Case Study: Liberty Coca-Cola Beverages
Liberty Coca-Cola Beverages is one of the largest Coca-Cola bottlers in North America, serving Pennsylvania and New Jersey with a legacy that stretches back more than a century. From horse-drawn wagons to a modern, high-volume direct-store-delivery operation, the company’s history is rooted in growth, resilience and deep ties to its communities.
By the late 1990s, however, Liberty faced a familiar bottler challenge: margins were tightening, complexity was increasing and information was scattered across disconnected systems. The business wasn’t short on data, it was short on understanding.
The challenge:
Scattered data, inconsistent answers
Liberty collected large volumes of sales, pricing, promotion and service data, but that information lived in silos. Reporting was slow, fragmented and largely inaccessible to the people closest to the work.
Sales teams had little visibility into profitability by customer, brand or route. Management relied on high-level summaries that arrived days later and required IT and finance teams to reconcile numbers manually.
“We had no real access to customer profitability,” said Gary Peterson, Director of Planning. “Who’s profitable? Who isn’t? And what can we do about it?”
The result was a reactive organization, forced to manage from 30,000 feet while margin erosion continued at street level.
The decision:
Grow into prosperity, instead of cutting into it
Rather than attempting to save their way into profitability through cost cuts alone, Liberty’s leadership made a different choice.
“It’s easy to say you’re going to save your way into prosperity,” Peterson said. “What you really need to do is grow your way into it.”
Liberty partnered with Salient to create a single, shared foundation for understanding margin, profitability and operational drivers without ripping out systems that already worked.
The goal was simple but ambitious: give everyone who influences profit access to the same truth, at the level where decisions actually get made.
A shift in access and accountability
Once information was centralized and made accessible, Liberty made a critical cultural shift. Visibility was no longer reserved for analysts or executives. Sales teams, managers and leadership all worked from the same view of performance.
“From the beginning, we gave everyone access to as much information as possible,” Peterson said. “We found that the big gains are made at the street level.”

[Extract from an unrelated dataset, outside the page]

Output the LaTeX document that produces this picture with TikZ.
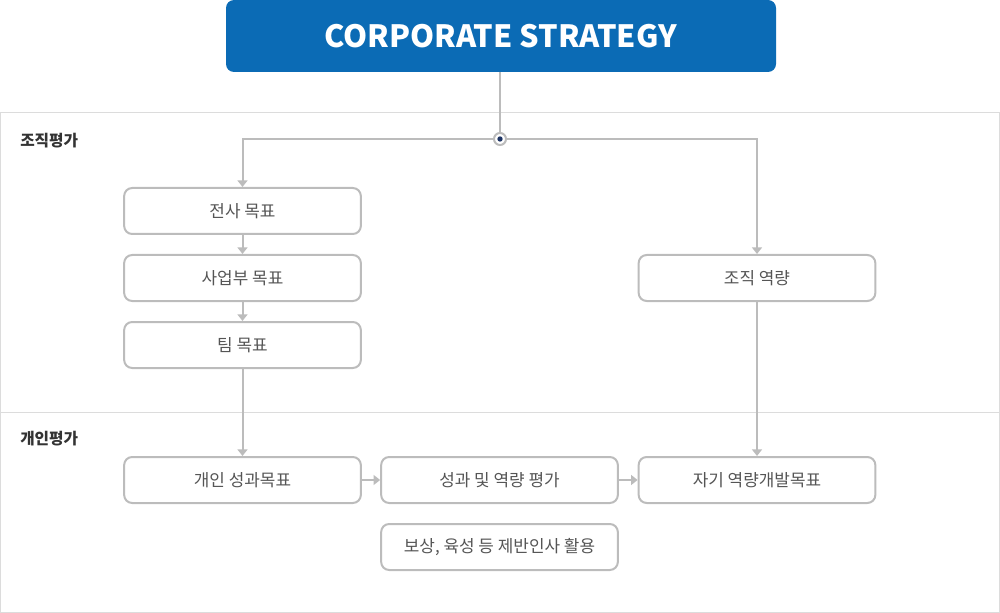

Sales teams could now see margin by customer, brand and route. Managers could spot exceptions immediately. Conversations shifted from defending numbers to fixing problems.
Manage what drives margin
As Liberty deepened its understanding of profitability, the organization began connecting revenue to the true cost of doing business.
Delivery costs, service calls, assets, labor and repair expenses were all considered alongside sales performance.
This allowed Liberty to:
- Optimize routes based on cost-to-serve
- Identify unprofitable accounts previously assumed to be healthy
- Track asset performance and chronic service issues
- Understand the full profitability picture of each customer
“Margin is our mantra,” Peterson said. “Without this level of visibility, that wouldn’t be possible.”
The outcome:
Improvement in accuracy, accountability and measurement
Improvement in accuracy, accountability and measurement
“Our system data accuracy has increased by at least tenfold,” Peterson said. “And all of the information is readily available.”
The impact was immediate and material. With a clear understanding of performance, Liberty:
- Refined sales compensation models tied to true operating profit
- Identified and addressed unprofitable accounts and assets
- Reduced manual reporting cycles from weeks to hours
- Enabled faster, better decisions across the organization
In one analysis alone, Liberty uncovered hundreds of accounts and assets that were quietly eroding profit issues that would have compounded without visibility.
Performance at scale requires trust in the numbers
For Liberty Coca-Cola Beverages, performance improvement didn’t come from adding complexity. It came from removing friction between data, decisions and accountability.
“It empowers everyone to make more intelligent decisions,” Peterson said. “It gives managers the visibility to spot exceptions and work with the team to improve the situation.”
When information is shared, timely and trusted, margin management stops being reactive and becomes a discipline.